Elektronisches Klassenbuch in Berlin: Doch keine SMS gegen das Schwänzen
Die Senatsbildungsverwaltung nimmt Abstand vom elektronischen Klassenbuch, mit dem Eltern von Schwänzern automatisch per SMS informiert werden sollten. Die FDP kritisiert das.
Mit welchen Maßnahmen kann man die Zahl der Schulschwänzer reduzieren? Vor fünf Jahren ruhten einige Hoffnungen auf der Einführung des sogenannten „elektronischen Klassenbuchs“: An Eltern von schwänzenden Schülern sollte automatisch eine SMS geschickt werden. Damit sollten die Lehrer entlastet werden, die den Eltern sonst hinterher telefonieren müssten. Bildungssenatorin Sandra Scheeres (SPD) kündigte 2012 an, dass das elektronische Klassenbuch an zehn Pilotschulen erprobt werden solle. Doch jetzt steht das Projekt offenbar vor dem Aus. Denn anscheinend wurde es nur an zwei Pilotschulen getestet. Das geht aus der Antwort von Bildungsstaatssekretär Mark Rackles (SPD) auf eine Anfrage des FDP-Abgeordneten Sebastian Czaja hervor, die dem Tagesspiegel vorliegt.
Rackles: "Kein Wundermittel"
„Das Projekt elektronisches Klassenbuch ist vorerst zurückgestellt“, schreibt Rackles. Bei einer Evaluation sei festgestellt worden, dass es „isoliert betrachtet kein Wundermittel zur Verringerung der Schuldistanz ist“. Zur Reduzierung von unentschuldigten Fehlzeiten sei vielmehr ein schulspezifisches Konzept mit einer „Reihe von geeigneten Maßnahmen“ nötig. Das elektronische Klassenbuch könne diese Maßnahmen ergänzen.
Bis 2015 wurde das elektronische Klassenbuch nur am Oberstufenzentrum (OSZ) Kraftfahrzeugtechnik in Charlottenburg erprobt. 2015 sei eine Grundschule hinzugekommen, so Rackles. Eine weitere Schule sei 2014 für den Pilotbetrieb ausgewählt worden – ob das Klassenbuch dort auch tatsächlich eingesetzt wurde, ließ er offen – und schreibt später lediglich von zwei Pilotschulen. An anderen Schulen gab es offenbar zu große Bedenken wegen der IT-Sicherheit, wie Rackles bereits 2015 mitteilte.
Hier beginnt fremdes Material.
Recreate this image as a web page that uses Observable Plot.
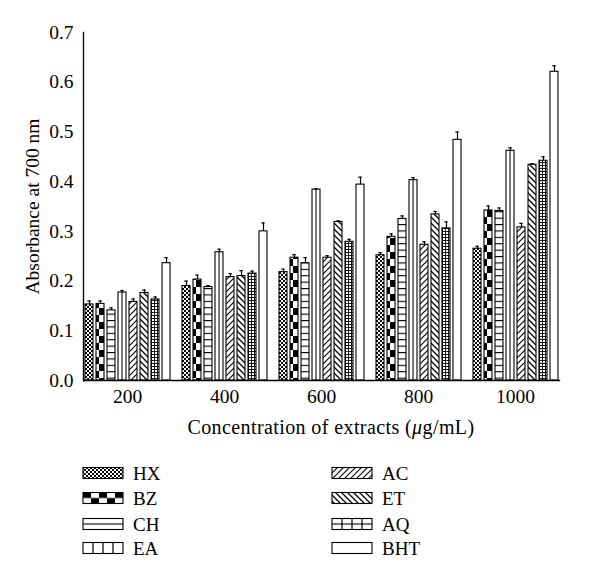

Allein der Einsatz am OSZ Kraftfahrzeugtechnik hat nach Angaben des Staatssekretärs über 140 000 Euro gekostet, wobei Rackles einräumt, dass die "Gemeinkosten für den Betrieb (technischer und fachlicher Support, Energiekosten vor Ort etc.) nicht separat erfasst wurden".
Erst soll die Schuldatenbank anlaufen
Die Senatsverwaltung will sich nun zunächst auf die Einführung der Berliner Lehrer- und Schülerdatenbank (LUSD) konzentrieren. Die Schülerdatei ist zwar auch schon seit 2008 im Gespräch. Im Juni dieses Jahres wurde aber, wie berichtet, von Staatssekretär Rackles ein Neustart verkündet. Bis 2019 sollen 1000 Schulen mit dieser Datenbank verbunden sein. Jeder Schüler soll dann eine Identifikationsnummer bekommen, und die relevanten Daten wie Name, Geburtsdatum, Notfallnummern, Familiensprache, Nationalität sollen auf einheitliche Weise gespeichert werden. Erst wenn die Einführung der Datenbank erfolgreich angelaufen sei, sei eine Wiederaufnahme des Projekts elektronisches Klassenbuch geplant, teilt Rackles mit.
FDP-Politiker Sebastian Czaja wirft Senatorin Sandra Scheeres „Technologiefeindlichkeit“ vor und kritisiert, dass das Projekt „auf Eis gelegt“ wurde, obwohl es von Lehrern ausdrücklich gelobt worden sei und andere Länder damit gute Erfahrungen gemacht hätten.